Task goal = Within the material below, locate the line with "Emit a web page" and the line with "17, 18, 19];", then return those two lines and all lines between them, exactly as written.

Material provided =
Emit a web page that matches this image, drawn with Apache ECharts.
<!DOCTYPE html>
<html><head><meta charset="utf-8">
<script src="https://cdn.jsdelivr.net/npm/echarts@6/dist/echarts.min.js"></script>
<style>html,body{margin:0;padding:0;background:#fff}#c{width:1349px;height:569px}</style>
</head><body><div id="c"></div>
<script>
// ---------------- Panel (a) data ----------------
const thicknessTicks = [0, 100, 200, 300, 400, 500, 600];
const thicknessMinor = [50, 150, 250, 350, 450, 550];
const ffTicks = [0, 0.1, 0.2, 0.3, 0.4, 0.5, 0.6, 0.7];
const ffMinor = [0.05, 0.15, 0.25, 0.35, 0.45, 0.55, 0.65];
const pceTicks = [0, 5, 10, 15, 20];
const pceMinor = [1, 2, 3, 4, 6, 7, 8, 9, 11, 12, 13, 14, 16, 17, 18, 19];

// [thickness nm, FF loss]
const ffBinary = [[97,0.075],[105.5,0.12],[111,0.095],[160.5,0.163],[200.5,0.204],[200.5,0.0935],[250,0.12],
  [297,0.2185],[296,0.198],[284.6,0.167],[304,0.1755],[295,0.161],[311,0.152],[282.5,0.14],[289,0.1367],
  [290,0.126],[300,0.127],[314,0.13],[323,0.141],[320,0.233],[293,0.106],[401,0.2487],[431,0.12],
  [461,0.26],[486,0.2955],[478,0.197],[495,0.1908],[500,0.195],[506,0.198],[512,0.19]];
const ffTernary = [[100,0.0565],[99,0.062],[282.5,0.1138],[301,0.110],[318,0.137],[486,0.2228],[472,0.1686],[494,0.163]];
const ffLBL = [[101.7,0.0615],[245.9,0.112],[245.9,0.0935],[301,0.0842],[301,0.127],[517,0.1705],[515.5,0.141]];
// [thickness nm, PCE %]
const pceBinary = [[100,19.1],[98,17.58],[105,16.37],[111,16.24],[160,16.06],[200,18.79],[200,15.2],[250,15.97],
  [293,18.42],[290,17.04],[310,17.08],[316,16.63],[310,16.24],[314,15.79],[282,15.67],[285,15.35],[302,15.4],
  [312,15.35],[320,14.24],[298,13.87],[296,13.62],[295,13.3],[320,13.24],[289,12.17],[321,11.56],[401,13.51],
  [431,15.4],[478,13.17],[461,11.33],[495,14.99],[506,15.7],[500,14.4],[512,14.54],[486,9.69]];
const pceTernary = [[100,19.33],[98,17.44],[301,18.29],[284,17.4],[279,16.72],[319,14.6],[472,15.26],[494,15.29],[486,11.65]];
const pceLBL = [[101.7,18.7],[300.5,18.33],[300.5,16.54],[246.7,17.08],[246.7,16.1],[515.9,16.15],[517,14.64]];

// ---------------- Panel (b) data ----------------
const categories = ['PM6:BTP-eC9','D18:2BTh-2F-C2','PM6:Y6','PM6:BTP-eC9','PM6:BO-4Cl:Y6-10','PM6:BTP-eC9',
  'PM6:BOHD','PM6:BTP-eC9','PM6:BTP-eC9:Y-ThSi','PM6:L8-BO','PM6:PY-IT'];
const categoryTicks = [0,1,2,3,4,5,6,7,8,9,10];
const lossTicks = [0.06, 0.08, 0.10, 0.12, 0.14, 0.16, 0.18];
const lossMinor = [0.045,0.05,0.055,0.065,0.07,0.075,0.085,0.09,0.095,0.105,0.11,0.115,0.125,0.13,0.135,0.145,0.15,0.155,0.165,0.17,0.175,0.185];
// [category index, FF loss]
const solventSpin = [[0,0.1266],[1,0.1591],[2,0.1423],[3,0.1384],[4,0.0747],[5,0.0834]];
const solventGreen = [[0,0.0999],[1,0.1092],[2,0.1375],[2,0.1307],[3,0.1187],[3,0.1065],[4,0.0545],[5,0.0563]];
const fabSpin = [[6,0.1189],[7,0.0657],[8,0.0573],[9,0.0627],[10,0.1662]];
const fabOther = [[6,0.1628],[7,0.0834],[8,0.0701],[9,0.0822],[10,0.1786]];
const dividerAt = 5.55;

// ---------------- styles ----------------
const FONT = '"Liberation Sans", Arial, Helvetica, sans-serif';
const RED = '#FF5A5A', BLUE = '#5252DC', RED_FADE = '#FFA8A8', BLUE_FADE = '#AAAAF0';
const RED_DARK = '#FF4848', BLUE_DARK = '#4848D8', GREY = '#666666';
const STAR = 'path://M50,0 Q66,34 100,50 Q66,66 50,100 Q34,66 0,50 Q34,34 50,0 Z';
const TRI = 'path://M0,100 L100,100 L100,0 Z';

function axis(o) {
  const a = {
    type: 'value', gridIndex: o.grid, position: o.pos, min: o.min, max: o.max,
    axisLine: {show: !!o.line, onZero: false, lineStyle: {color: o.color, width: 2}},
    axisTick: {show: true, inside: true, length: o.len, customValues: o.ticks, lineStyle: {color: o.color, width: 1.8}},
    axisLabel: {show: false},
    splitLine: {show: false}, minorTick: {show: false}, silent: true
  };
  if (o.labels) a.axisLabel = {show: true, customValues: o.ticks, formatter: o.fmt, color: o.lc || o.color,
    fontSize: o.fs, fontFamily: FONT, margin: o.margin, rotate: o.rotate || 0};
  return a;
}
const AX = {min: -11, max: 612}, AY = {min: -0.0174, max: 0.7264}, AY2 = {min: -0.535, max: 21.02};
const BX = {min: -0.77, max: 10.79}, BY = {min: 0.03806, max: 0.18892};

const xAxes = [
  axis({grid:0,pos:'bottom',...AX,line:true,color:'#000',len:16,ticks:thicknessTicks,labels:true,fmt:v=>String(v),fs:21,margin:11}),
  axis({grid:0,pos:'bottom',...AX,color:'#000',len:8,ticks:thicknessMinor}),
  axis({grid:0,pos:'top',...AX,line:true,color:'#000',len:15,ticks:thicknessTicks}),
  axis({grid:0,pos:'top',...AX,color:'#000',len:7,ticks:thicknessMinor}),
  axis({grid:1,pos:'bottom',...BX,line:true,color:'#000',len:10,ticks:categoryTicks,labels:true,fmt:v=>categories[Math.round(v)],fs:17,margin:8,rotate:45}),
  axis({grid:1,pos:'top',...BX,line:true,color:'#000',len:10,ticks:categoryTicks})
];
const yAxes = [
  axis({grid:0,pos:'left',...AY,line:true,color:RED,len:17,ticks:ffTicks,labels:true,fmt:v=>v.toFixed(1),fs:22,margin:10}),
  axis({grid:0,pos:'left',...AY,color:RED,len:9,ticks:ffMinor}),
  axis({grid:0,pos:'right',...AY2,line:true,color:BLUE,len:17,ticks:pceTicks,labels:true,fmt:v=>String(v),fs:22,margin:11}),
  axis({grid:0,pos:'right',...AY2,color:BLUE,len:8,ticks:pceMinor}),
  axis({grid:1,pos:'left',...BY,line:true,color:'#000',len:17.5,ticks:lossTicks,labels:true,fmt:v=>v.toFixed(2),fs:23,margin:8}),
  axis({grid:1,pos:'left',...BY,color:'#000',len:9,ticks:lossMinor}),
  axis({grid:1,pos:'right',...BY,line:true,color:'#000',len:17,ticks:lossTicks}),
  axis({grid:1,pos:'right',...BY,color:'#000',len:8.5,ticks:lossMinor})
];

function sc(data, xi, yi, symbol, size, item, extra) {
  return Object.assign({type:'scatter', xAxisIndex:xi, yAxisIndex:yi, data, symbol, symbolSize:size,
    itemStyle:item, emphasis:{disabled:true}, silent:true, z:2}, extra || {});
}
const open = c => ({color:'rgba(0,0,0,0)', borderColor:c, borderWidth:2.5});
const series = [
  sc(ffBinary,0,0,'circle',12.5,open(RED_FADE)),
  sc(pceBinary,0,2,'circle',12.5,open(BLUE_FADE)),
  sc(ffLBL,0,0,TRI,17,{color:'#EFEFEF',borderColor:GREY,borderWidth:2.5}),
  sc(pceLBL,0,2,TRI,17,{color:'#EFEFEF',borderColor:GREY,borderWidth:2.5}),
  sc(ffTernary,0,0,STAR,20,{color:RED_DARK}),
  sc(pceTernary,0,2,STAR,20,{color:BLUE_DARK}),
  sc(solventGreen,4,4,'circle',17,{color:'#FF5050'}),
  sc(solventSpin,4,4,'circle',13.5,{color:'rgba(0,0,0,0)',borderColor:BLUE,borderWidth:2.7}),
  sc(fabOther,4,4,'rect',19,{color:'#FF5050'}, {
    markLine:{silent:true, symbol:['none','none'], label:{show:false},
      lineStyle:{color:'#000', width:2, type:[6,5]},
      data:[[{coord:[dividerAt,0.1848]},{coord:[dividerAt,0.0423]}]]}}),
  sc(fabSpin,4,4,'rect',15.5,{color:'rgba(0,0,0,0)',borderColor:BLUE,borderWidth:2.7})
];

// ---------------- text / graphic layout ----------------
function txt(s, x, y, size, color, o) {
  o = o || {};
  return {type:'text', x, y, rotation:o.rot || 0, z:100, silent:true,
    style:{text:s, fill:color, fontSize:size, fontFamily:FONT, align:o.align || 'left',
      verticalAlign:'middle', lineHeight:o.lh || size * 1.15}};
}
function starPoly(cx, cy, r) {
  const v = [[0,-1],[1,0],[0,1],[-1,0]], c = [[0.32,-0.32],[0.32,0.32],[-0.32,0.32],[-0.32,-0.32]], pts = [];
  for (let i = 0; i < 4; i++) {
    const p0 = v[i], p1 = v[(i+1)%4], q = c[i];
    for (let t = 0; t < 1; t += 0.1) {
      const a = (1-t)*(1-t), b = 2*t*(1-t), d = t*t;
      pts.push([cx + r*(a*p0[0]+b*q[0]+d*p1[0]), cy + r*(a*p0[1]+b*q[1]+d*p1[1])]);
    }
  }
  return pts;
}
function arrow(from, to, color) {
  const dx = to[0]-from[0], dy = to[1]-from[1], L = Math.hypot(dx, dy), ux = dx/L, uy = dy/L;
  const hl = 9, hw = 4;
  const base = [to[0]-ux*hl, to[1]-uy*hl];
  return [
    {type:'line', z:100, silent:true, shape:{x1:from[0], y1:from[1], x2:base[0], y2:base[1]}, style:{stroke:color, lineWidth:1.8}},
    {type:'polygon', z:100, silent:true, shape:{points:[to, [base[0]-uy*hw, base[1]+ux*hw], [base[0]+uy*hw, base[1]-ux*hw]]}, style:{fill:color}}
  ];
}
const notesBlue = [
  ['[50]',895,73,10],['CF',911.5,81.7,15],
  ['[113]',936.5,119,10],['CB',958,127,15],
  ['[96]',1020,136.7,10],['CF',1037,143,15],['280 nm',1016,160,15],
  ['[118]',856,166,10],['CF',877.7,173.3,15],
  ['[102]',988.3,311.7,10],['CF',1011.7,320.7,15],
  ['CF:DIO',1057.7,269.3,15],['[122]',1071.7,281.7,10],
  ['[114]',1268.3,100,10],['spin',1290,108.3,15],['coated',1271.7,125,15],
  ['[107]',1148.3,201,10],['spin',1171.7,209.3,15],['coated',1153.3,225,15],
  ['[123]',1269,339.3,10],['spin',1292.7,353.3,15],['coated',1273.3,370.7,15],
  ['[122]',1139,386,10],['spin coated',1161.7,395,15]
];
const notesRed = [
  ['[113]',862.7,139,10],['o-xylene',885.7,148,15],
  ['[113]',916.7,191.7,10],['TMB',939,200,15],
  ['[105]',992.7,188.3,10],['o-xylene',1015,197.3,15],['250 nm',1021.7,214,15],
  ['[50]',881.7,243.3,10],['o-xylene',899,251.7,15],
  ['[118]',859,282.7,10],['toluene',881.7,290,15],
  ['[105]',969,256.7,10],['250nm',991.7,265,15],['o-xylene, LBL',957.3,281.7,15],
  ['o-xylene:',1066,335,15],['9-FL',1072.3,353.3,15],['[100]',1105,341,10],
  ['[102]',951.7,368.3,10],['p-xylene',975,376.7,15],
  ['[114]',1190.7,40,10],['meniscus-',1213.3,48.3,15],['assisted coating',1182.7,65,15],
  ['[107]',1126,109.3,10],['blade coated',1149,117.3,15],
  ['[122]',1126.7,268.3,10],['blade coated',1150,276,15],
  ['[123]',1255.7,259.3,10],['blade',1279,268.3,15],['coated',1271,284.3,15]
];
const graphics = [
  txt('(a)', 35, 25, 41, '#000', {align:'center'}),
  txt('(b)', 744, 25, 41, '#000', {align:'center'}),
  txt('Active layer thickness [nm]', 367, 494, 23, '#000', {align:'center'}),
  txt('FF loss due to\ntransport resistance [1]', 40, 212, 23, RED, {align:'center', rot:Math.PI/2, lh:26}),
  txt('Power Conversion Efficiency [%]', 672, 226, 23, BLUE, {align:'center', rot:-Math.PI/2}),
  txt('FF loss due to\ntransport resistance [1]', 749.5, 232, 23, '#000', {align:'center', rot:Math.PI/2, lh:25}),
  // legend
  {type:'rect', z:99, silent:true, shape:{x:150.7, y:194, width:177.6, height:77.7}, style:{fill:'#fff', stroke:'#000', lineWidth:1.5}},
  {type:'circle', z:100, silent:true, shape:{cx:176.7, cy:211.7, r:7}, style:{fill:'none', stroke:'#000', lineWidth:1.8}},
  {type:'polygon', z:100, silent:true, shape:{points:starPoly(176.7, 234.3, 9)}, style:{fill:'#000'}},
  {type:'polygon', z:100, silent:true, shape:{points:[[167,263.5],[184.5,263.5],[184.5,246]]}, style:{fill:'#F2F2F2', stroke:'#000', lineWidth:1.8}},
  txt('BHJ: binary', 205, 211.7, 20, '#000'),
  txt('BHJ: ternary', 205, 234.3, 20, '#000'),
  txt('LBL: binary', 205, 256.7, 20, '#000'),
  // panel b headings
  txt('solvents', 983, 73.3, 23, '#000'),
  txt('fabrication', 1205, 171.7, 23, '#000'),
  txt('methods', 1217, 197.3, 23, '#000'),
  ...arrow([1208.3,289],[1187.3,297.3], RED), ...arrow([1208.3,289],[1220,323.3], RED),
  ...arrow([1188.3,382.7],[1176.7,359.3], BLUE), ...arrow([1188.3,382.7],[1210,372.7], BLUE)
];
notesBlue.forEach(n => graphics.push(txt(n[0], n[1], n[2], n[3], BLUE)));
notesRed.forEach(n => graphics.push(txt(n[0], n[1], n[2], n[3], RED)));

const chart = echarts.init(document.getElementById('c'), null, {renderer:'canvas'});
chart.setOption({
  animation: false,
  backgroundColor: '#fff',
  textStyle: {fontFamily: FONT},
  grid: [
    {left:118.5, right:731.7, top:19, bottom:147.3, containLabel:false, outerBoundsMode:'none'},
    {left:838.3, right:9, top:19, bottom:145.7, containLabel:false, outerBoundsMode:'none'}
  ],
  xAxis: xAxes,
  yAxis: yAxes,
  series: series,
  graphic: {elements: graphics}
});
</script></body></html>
---
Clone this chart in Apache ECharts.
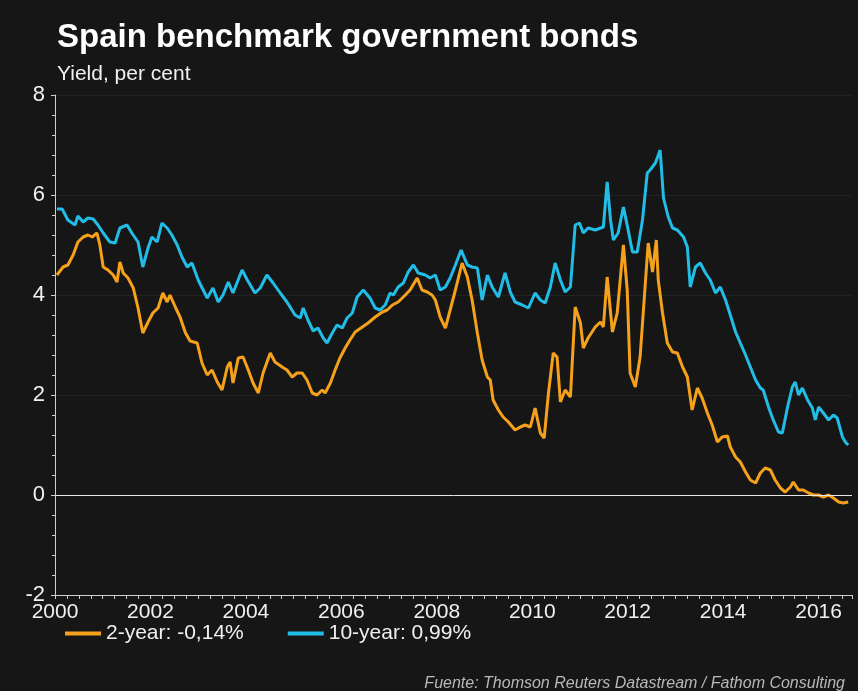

Solution =
Emit a web page that matches this image, drawn with Apache ECharts.
<!DOCTYPE html>
<html><head><meta charset="utf-8">
<script src="https://cdn.jsdelivr.net/npm/echarts@6/dist/echarts.min.js"></script>
<style>html,body{margin:0;padding:0;background:#fff}#c{width:1349px;height:569px}</style>
</head><body><div id="c"></div>
<script>
// ---------------- Panel (a) data ----------------
const thicknessTicks = [0, 100, 200, 300, 400, 500, 600];
const thicknessMinor = [50, 150, 250, 350, 450, 550];
const ffTicks = [0, 0.1, 0.2, 0.3, 0.4, 0.5, 0.6, 0.7];
const ffMinor = [0.05, 0.15, 0.25, 0.35, 0.45, 0.55, 0.65];
const pceTicks = [0, 5, 10, 15, 20];
const pceMinor = [1, 2, 3, 4, 6, 7, 8, 9, 11, 12, 13, 14, 16, 17, 18, 19];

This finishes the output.